Classification and Manipulation Functions for Floating-Point Numbers in C

Key Takeaways
  • The C standard provides macros to classify floating-point numbers into categories such as normal, subnormal, infinite and NaN.
  • Classification macros include fpclassify, isfinite, isinf, isnan, isnormal and signbit.
  • The C standard also offers functions to manipulate floating-point numbers at low level, such as copysign, scalbn, nextafter and nexttoward.
  • Manipulation functions allow copying the sign, multiplying by powers of two and finding the representable number closest to a given floating-point number.

Classification Macros for Floating-Point Numbers

The C standard provides several macros to classify floating-point numbers. These macros are defined in the <math.h> header.

The purpose of these parametric macros is to determine whether a floating-point number is a normal number or represents a special value such as infinity or NaN (Not a Number).

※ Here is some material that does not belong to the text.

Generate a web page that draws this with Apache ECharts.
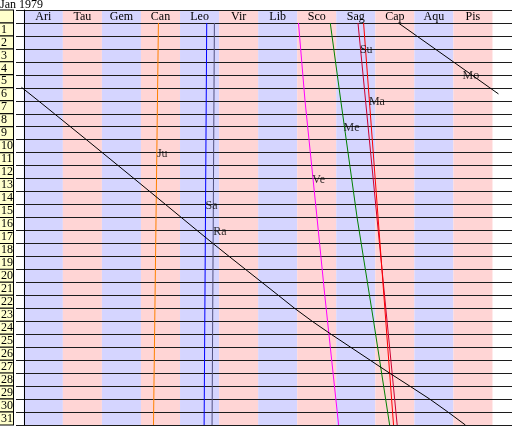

These macros take as input an argument of type double, float or long double and return an integer value indicating the classification of the number.

These macros are:

  • int fpclassify(real x);

    This macro takes as input a floating-point number x of any type (double, float or long double) and returns an integer value indicating the classification of the number. The possible return values are:

    • FP_INFINITE: if x represents positive or negative infinity.
    • FP_NAN: if x represents a NaN (Not a Number) value.
    • FP_NORMAL: if x is a normal number.
    • FP_SUBNORMAL: if x is a subnormal (denormalized) number.
    • FP_ZERO: if x is zero (positive or negative).
  • int isfinite(real x);

    This macro returns a non-zero value (true) if the floating-point number x is finite (that is, it is neither infinite nor NaN), otherwise it returns zero (false).

  • int isinf(real x);

    This macro returns a non-zero value (true) if the floating-point number x represents positive or negative infinity, otherwise it returns zero (false).

  • int isnan(real x);

    This macro returns a non-zero value (true) if the floating-point number x represents a NaN (Not a Number) value, otherwise it returns zero (false).

  • int isnormal(real x);

    This macro returns a non-zero value (true) if the floating-point number x is a normal number, otherwise it returns zero (false).

  • int signbit(real x);

    This last macro is slightly different from the others. It returns a non-zero value (true) if the sign bit of the floating-point number x is set (that is, if x is negative), otherwise it returns zero (false). This macro can be used to determine the sign of special numbers such as zero, infinity and NaN.

These macros are useful for correctly handling floating-point numbers in situations where it is necessary to distinguish between normal, subnormal, infinite and NaN numbers, thus ensuring predictable and safe behavior in mathematical operations.

Manipulation Functions for Floating-Point Numbers

In addition to classification macros, the C standard also provides several functions to manipulate floating-point numbers.

By the verb "manipulate" we mean performing operations that work at low level on floating-point numbers.

Manipulation operations include:

  • Sign copy:

    The functions:

    • double copysign(double x, double y);
    • float copysignf(float x, float y);
    • long double copysignl(long double x, long double y);

    These functions return a floating-point number with the absolute value of x and the sign of y. In other words, the result will have the same numerical value as x, but the sign (positive or negative) will be that of y.

  • Multiplication by powers of two:

    The functions:

    • double scalbn(double x, int n);
    • float scalbnf(float x, int n);
    • long double scalbnl(long double x, int n);

    These functions return the result of x multiplied by 2 raised to the power of n. In practice, these functions modify the exponent of the floating-point number x by adding n to the current exponent.

    For example, if x is 1.5 (which is represented as 1.5 \cdot 2^0) and n is 2, the result will be 6.0 (which is represented as 1.5 \cdot 2^2).

    This operation is much more efficient compared to direct multiplication by powers of two, since it acts directly on the exponent of the floating-point number which is in base 2.

  • Representable number search functions:

    Even though floating-point numbers are used to represent real numbers, not all real numbers can be represented exactly in this format due to precision limitations. Indeed, an infinite quantity of real numbers cannot be represented exactly in floating-point.

    Since double, float and long double numbers have a limited number of bits to represent the mantissa and exponent, there exist only a finite number of values that can be represented exactly. Therefore, given a floating point number it is always possible to find the representable number closest to it.

    In this sense, the C standard provides the following functions:

    • double nextafter(double x, double y);
    • float nextafterf(float x, float y);
    • long double nextafterl(long double x, long double y);
    • double nexttoward(double x, long double y);
    • float nexttowardf(float x, long double y);
    • long double nexttowardl(long double x, long double y);

    The nextafter and nexttoward functions return the representable floating-point number closest to x in the direction of y. If x is equal to y, y is returned.

    The difference between the two functions is that nextafter accepts both arguments of the same type (for example, both double), while nexttoward accepts the first argument of type double, float or long double, and the second argument of type long double. This allows nexttoward to provide greater precision in the direction toward which one wishes to find the closest representable number.